*Requirements*: Without the pictures, return exactly the lines from the one with "Emit a component" through the one with "Chart.register(...registerables);". Both end lines belong in the copy.

╭─ Input for this task

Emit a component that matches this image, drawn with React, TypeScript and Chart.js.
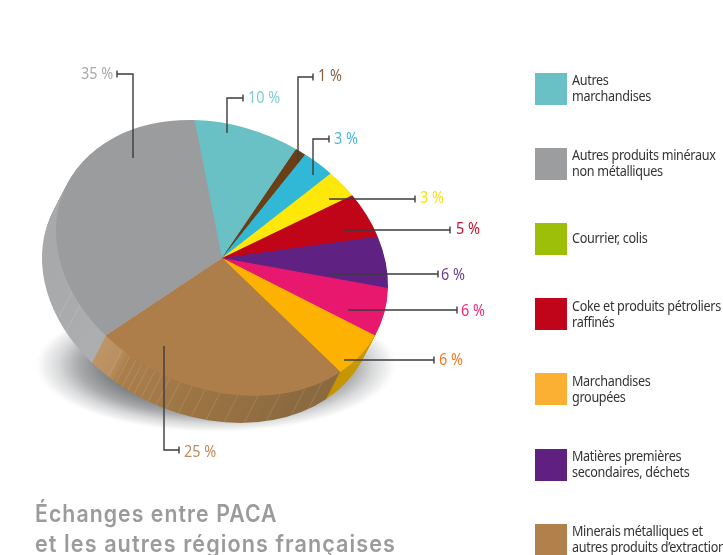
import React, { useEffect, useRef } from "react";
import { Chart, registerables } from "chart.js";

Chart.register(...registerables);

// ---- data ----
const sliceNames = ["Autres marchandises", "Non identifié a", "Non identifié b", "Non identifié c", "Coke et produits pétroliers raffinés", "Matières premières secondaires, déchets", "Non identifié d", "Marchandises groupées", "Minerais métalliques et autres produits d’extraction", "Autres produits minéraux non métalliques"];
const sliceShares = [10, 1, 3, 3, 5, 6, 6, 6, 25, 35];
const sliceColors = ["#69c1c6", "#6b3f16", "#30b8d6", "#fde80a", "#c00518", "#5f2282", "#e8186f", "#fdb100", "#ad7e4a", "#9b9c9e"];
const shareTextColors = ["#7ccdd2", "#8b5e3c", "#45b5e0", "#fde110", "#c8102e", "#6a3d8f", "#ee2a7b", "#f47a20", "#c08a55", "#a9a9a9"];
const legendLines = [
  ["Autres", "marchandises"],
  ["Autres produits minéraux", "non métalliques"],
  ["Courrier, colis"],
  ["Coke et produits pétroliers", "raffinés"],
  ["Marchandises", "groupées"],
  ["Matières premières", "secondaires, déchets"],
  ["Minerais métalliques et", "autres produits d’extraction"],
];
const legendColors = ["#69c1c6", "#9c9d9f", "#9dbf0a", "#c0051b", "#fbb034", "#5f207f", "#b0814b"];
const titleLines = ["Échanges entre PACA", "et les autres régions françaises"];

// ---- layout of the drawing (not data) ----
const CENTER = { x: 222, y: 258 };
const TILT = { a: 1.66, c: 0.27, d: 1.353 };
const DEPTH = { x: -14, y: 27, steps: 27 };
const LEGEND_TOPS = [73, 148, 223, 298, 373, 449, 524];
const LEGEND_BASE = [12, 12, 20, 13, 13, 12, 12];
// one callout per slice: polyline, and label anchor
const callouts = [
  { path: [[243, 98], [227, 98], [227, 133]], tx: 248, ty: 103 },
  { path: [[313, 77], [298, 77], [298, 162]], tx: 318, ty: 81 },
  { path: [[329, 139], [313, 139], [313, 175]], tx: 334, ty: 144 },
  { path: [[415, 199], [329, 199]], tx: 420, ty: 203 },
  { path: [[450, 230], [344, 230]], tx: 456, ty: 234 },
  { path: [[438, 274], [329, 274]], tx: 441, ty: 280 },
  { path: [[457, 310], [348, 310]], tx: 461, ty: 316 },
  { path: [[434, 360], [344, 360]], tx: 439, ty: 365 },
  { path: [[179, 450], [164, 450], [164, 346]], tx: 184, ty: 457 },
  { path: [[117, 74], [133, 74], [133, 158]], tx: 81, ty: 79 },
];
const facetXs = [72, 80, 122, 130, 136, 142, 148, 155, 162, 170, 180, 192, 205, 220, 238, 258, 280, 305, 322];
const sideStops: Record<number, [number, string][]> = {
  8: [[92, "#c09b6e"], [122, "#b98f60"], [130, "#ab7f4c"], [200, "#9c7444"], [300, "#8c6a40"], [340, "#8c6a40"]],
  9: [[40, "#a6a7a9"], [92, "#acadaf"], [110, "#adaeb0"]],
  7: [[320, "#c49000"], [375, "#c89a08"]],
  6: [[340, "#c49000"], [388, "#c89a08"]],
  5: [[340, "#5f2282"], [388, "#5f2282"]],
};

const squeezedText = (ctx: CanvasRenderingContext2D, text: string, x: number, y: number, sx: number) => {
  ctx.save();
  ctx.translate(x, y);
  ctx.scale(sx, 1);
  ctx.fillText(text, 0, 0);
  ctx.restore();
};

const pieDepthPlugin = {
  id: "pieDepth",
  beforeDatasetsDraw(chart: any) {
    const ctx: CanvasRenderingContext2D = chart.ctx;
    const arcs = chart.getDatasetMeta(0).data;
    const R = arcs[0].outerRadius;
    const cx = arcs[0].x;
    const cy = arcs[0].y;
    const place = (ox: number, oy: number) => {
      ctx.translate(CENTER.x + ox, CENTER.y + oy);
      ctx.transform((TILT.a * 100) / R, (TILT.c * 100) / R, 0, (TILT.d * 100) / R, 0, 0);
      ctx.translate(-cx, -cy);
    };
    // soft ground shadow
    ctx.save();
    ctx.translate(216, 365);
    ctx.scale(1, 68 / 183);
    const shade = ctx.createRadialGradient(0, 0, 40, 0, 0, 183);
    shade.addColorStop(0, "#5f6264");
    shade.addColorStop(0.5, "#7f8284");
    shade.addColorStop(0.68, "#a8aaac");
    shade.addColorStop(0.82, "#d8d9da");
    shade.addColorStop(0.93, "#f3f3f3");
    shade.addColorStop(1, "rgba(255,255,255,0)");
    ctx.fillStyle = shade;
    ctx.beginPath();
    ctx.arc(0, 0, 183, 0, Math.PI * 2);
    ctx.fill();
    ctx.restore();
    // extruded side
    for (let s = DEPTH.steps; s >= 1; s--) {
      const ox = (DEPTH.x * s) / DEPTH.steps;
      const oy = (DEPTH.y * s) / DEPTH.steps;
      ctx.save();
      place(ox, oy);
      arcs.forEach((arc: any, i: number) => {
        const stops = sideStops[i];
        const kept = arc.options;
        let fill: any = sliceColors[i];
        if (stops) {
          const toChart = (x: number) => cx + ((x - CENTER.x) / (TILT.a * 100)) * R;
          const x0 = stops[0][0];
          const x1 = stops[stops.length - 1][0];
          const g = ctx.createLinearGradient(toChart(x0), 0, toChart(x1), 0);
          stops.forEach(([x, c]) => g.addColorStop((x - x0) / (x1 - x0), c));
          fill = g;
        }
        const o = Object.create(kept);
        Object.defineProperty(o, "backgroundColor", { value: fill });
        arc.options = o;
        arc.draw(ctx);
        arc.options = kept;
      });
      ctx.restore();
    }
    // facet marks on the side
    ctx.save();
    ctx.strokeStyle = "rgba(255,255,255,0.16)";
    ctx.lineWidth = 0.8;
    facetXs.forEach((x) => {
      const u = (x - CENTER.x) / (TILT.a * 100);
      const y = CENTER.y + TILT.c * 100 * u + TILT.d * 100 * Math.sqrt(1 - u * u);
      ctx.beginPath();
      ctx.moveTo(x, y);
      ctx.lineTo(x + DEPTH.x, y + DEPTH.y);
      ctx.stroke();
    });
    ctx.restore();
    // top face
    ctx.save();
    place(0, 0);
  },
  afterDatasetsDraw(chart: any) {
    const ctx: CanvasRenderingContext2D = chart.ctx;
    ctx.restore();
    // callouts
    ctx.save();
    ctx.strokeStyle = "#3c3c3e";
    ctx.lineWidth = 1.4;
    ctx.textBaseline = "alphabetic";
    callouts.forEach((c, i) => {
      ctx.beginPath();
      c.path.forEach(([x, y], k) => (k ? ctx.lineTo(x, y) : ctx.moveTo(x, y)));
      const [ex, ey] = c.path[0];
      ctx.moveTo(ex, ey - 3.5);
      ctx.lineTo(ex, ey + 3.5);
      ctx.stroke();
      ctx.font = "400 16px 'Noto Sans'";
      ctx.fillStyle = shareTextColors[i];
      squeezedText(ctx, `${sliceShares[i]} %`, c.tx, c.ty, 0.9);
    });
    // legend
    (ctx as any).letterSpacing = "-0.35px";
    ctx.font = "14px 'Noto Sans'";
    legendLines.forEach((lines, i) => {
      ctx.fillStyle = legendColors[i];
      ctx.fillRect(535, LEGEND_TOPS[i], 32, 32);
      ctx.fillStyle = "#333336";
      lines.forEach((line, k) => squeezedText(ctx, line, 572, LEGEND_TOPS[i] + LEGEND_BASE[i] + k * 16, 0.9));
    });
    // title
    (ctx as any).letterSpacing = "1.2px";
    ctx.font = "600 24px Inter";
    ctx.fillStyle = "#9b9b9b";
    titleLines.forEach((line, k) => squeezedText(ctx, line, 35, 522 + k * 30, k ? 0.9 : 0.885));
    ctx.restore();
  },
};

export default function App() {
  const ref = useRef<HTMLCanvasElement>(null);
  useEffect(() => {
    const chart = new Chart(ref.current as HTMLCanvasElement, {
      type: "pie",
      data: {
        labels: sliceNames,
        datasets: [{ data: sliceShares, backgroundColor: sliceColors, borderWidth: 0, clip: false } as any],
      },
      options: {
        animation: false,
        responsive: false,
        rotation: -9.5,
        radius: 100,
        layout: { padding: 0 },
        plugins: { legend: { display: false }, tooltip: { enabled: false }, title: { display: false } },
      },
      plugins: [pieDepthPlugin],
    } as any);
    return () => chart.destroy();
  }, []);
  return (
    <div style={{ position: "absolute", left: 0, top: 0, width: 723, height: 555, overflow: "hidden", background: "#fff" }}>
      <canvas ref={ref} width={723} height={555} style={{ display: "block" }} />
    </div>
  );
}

╰─
╭─ Input for this task

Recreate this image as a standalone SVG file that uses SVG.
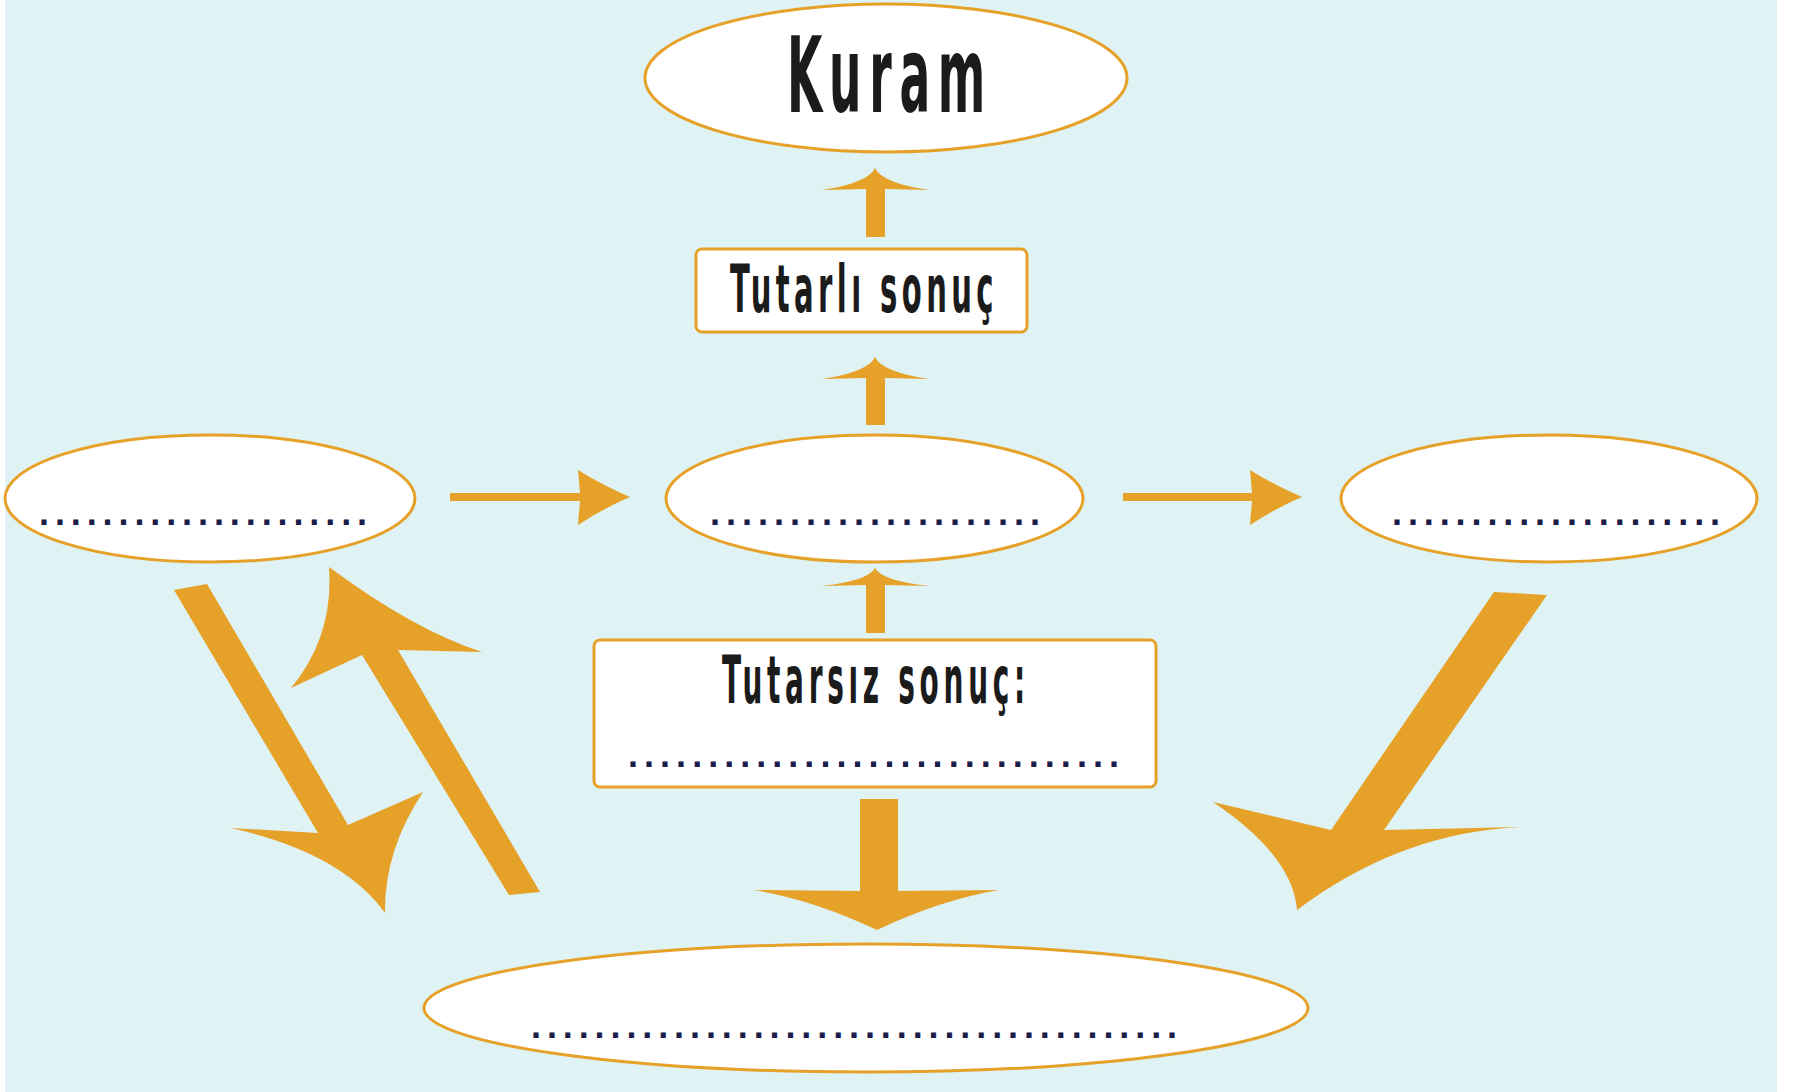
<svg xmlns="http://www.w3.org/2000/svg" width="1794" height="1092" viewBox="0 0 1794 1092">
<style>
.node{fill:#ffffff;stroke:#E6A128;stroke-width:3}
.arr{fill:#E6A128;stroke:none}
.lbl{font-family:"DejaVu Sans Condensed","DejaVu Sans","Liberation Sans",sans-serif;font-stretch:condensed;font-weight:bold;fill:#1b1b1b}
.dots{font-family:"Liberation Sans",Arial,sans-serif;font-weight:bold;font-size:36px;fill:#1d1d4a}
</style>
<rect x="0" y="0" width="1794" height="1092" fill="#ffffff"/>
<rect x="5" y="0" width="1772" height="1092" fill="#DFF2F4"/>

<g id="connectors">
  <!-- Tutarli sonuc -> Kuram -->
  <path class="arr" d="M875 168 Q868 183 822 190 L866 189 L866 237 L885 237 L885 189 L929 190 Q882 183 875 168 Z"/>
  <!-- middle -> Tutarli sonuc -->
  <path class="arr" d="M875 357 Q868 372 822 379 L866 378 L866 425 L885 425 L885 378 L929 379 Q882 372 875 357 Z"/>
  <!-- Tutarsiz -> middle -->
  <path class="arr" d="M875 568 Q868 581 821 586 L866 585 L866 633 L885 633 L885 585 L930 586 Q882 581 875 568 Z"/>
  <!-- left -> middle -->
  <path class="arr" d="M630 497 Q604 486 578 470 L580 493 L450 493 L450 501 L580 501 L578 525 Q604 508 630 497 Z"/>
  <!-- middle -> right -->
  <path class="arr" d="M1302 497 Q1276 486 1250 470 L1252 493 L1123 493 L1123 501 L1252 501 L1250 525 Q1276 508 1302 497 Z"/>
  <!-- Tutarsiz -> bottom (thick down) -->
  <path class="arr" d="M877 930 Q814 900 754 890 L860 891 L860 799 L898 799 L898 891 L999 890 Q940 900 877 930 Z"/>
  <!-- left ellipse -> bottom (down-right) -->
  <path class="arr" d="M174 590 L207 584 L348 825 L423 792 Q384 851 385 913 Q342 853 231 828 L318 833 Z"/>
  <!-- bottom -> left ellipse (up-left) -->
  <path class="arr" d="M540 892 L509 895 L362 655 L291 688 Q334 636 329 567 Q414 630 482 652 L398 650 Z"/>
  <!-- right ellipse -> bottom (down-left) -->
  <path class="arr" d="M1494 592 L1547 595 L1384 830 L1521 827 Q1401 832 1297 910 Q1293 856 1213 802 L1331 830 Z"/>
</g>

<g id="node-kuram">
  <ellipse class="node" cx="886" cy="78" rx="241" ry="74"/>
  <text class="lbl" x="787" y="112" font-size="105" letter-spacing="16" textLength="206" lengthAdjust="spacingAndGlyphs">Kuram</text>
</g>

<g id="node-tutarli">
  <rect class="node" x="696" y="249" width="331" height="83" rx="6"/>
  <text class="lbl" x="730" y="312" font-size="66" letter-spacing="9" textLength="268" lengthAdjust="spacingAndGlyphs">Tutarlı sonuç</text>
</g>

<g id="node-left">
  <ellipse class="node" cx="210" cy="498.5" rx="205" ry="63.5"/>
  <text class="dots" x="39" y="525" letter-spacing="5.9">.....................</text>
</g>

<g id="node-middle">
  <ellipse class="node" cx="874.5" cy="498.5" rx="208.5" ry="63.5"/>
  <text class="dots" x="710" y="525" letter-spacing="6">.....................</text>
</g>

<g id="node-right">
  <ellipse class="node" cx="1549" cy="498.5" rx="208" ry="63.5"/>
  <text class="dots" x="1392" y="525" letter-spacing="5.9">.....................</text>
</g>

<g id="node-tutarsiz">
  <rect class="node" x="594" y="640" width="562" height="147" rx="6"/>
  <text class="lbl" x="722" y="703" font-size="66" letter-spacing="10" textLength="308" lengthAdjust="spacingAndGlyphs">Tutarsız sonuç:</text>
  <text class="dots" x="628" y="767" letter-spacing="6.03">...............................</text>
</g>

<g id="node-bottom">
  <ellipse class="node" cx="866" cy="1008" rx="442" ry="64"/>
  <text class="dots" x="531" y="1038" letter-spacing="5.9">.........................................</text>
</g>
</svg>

╰─

*The reply*:
Emit a component that matches this image, drawn with React, TypeScript and Chart.js.
import React, { useEffect, useRef } from "react";
import { Chart, registerables } from "chart.js";

Chart.register(...registerables);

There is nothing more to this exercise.